También recuerdo el asesinato de Miguel Ángel Blanco. Eso ocurrió después. Apenas conservo imágenes en mi memoria, pero todavía soy capaz de ver a aquellos ertzaintzas sacándose el casco y los pasamontañas y a la gente aplaudiéndoles. Recuerdo el silencio, denso e insoportable, que había en aquellas manifestaciones de 1997 a las que mi madre me llevó.

Han pasado más de veinte años desde que mataron a Miguel Ángel Blanco, pero yo aún duermo en la misma habitación en la que dormía entonces. Lo hago cuando visito a mi padre. La cama es la misma; las sábanas son las mismas; el edredón es el mismo; cuando se apaga la luz, la oscuridad también es la misma.

No sé si me reconforta, o me inquieta, volver a dormir aquí. No lo sé. Me anestesia quizá, y me hace confundir el pasado y el presente. Me hace creer que mi madre todavía está en la casa. Pero no está. Ya se ha ido. Tardo en darme cuenta de eso, pero finalmente, en mitad de la noche, me desvelo y adquiero conciencia de su ausencia; de las preguntas que ya no podré hacerle; del tiempo que perdí. Aquí, en esta casa, reconozco la culpa que me corroe como un silencioso cáncer. El error de no haber sido consciente del tiempo que se nos escapaba. El delito de haber dejado a mi madre en compañía de su soledad. Su soledad que es ahora la mía. Nos necesitábamos y no lo sabíamos. No habríamos compartido aficiones, ni aventuras exóticas en países lejanos, pero nuestra presencia hubiera sido suficiente. Pero no sucedió así. Ella siguió su vida y yo la mía. Ella lo aceptó como antes había aceptado otras circunstancias de su vida. Fue generosa. Creía que yo no merecía permanecer demasiado tiempo entre aquellas cuatro paredes. Pero se equivocaba, porque lo hubiera necesitado. Al menos un poco más. Necesitaba algo más de este tiempo que ya no existe. Por eso vuelvo a esta casa. A este útero de ladrillo y ferralla que me acoge y me adormece en la calma de esta noche. Pero apenas consigo dormir. Me asomo a la ventana y contemplo las farolas, los camiones de la basura y el cielo limpio y despejado tan diferente al cielo de mi infancia, que era gris y en ocasiones del color del azafrán. Estoy en la ventana mirando la noche moverse de forma casi imperceptible, como cuando estaba de exámenes y me despertaba a las tres, o a las cuatro de la madrugada, y estudiaba bajo la luz del flexo, y entonces mi madre se despertaba también y preparaba café y algo para comer, y me acompañaba un rato y después se metía en la cama y, antes de que me fuese a la universidad, me deseaba suerte y me daba un beso. Estoy en esa misma madrugada que se repite y que no cesa. Estoy en una noche perpetua que deroga el tiempo y el espacio y hace eternos los rostros que nos amaron.

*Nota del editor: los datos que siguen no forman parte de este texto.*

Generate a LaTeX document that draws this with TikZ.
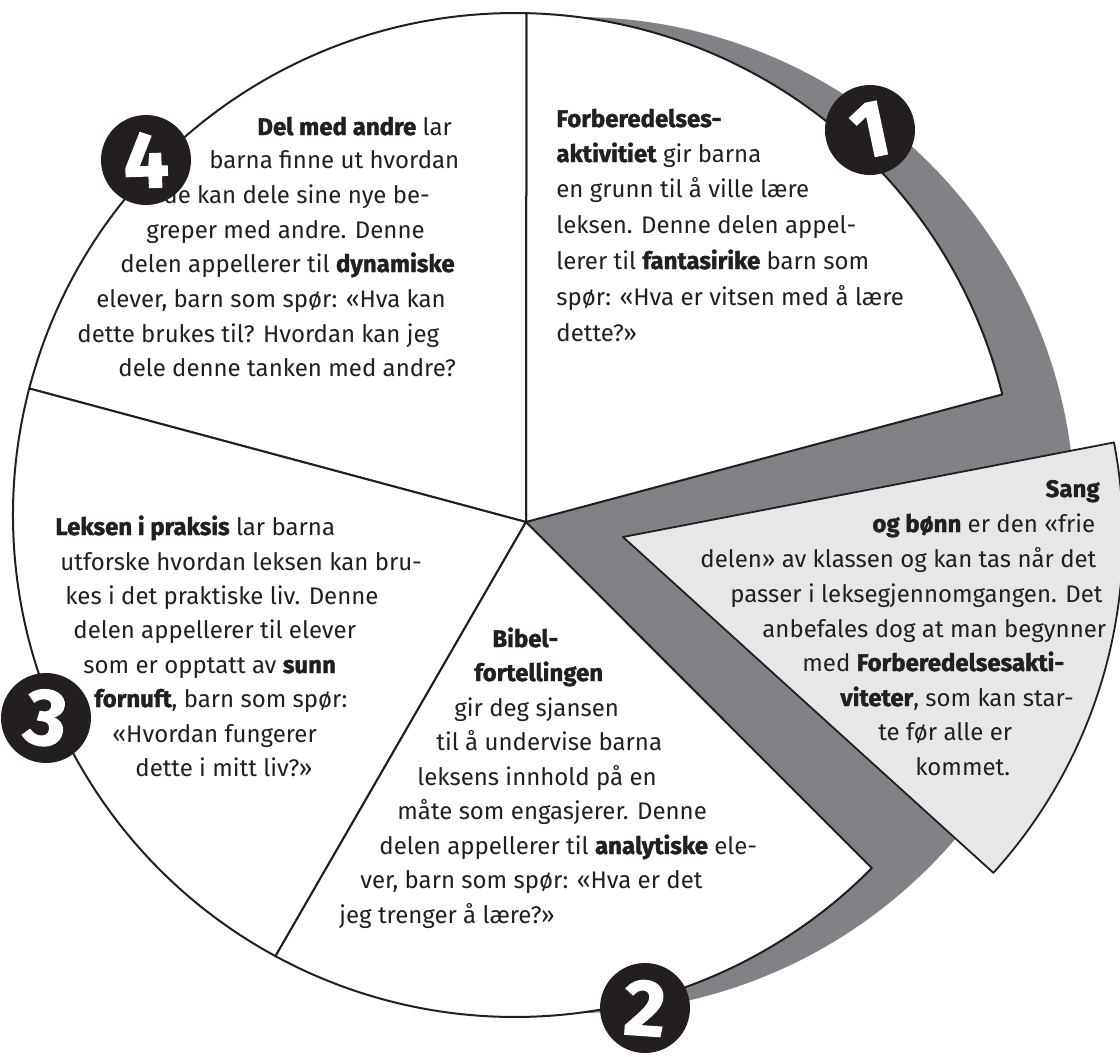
\documentclass[tikz,border=0pt]{standalone}
\usepackage{fontspec}
\setmainfont{Fira Sans}[BoldFeatures={FakeBold=1.5}]
\usetikzlibrary{calc}
\definecolor{bandgray}{RGB}{128,130,133}
\definecolor{cardgray}{RGB}{230,231,232}
\definecolor{ink}{RGB}{35,31,32}
\tikzset{sector/.style={fill=white,draw=ink,line width=1pt,line join=round}}
\tikzset{card/.style={fill=cardgray,draw=ink,line width=0.9pt,line join=round}}
\tikzset{disk/.style={circle,fill=ink,minimum size=45pt,inner sep=0pt,text=white,font=\fontsize{40}{40}\selectfont\bfseries}}
\tikzset{txt/.style={text=ink,inner sep=0pt,anchor=base west,font=\fontsize{12}{15}\selectfont}}

\begin{document}
\begin{tikzpicture}[x=0.5pt,y=0.5pt]
  \useasboundingbox (0,0) rectangle (1120,-1056);
  % shadow band behind the wheel
  \fill[bandgray] (577,-515) circle[radius=498];
  % the four white parts
  \begin{scope}[shift={(515,-515)}]
    \coordinate (hub) at (11,-7);
    \draw[sector] (hub) -- (13.9:502) arc[start angle=13.9,end angle=88.7,radius=502] -- cycle;
    \draw[sector] (hub) -- (88.7:502) arc[start angle=88.7,end angle=165.4,radius=502] -- cycle;
    \draw[sector] (hub) -- (165.4:502) arc[start angle=165.4,end angle=241.5,radius=502] -- cycle;
    \draw[sector] (hub) -- (241.5:502) arc[start angle=241.5,end angle=315.3,radius=502] -- cycle;
  \end{scope}
  % the part pulled out
  \coordinate (apex) at (623,-537);
  \draw[card] (apex) -- ++(10.9:500) arc[start angle=10.9,end angle=-42.2,radius=500] -- cycle;

  % 1
  \foreach \y/\words [count=\i] in {127/{\textbf{Forberedelses-}},
      162/{\textbf{aktivitiet} gir barna},
      197/{en grunn til å ville lære},
      233/{leksen. Denne delen appel-},
      269/{lerer til \textbf{fantasirike} barn som},
      305/{spør: «Hva er vitsen med å lære},
      341/{dette?»}}
    \node[txt] (one-\i) at (556,-\y) {\words};
  % 2
  \foreach \x/\y/\words [count=\i] in {492/647/{\textbf{Bibel-}},
      474/681/{\textbf{fortellingen}},
      454/716/{gir deg sjansen},
      436/750/{til å undervise barna},
      417/785/{leksens innhold på en},
      397/819/{måte som engasjerer. Denne},
      379/854/{delen appellerer til \textbf{analytiske} ele-},
      360/888/{ver, barn som spør: «Hva er det},
      339/923/{jeg trenger å lære?»}}
    \node[txt] (two-\i) at (\x,-\y) {\words};
  % 3
  \foreach \x/\y/\words [count=\i] in {55/535/{\textbf{Leksen i praksis} lar barna},
      60/570/{utforske hvordan leksen kan bru-},
      65/604/{kes i det praktiske liv. Denne},
      73/638/{delen appellerer til elever},
      83/673/{som er opptatt av \textbf{sunn}},
      94/707/{\textbf{fornuft}, barn som spør:},
      112/742/{«Hvordan fungerer},
      135/776/{dette i mitt liv?»}}
    \node[txt] (three-\i) at (\x,-\y) {\words};
  % 4
  \foreach \x/\y/\words [count=\i] in {257/135/{\textbf{Del med andre} lar},
      209/168/{barna finne ut hvordan},
      163/203/{de kan dele sine nye be-},
      146/238/{greper med andre. Denne},
      120/272/{delen appellerer til \textbf{dynamiske}},
      96/307/{elever, barn som spør: «Hva kan},
      77/342/{dette brukes til? Hvordan kan jeg},
      118/376/{dele denne tanken med andre?}}
    \node[txt] (four-\i) at (\x,-\y) {\words};
  % sang og bønn
  \node[txt,anchor=base east] (song-1) at (1100,-497) {\textbf{Sang}};
  \foreach \x/\y/\words [count=\i from 2] in {872/532/{\textbf{og bønn} er den «frie},
      700/567/{delen» av klassen og kan tas når det},
      730/602/{passer i leksegjennomgangen. Det},
      762/637/{anbefales dog at man begynner},
      802/671/{med \textbf{Forberedelsesakti-}},
      840/706/{\textbf{viteter}, som kan star-},
      878/740/{te før alle er},
      915/775/{kommet.}}
    \node[txt] (song-\i) at (\x,-\y) {\words};

  \node[disk,rotate=12] (n1) at (870,-130) {1};
  \node[disk,rotate=-4] (n2) at (645,-1008) {2};
  \node[disk,rotate=-8] (n3) at (46,-718) {3};
  \node[disk,rotate=2] (n4) at (146,-160) {4};
\end{tikzpicture}
\end{document}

Mis ojos no son capaces de captar el desplazamiento de las pequeñas cosas que me rodean. Sin embargo, lo cierto es que todo se mueve, aunque yo esté quieto y apoyado en la ventana. Miro las estrellas, pero ellas no están allí. Estarán tras las nubes como antes lo estaban tras la contaminación que dejaban las chimeneas de las fábricas. Antes al menos aquel horno iluminaba las calles. He decidido que lo buscaré en la India, o en Pakistán, o Bangladesh, o donde quiera que esté. Conseguiré más información acerca de su ubicación, me cogeré unos días de vacaciones y viajaré hasta allí. Aquellas luces tienen que estar en algún lugar. No pueden haber desaparecido como si tal cosa. Aún tenemos que mirarnos a la cara por última vez.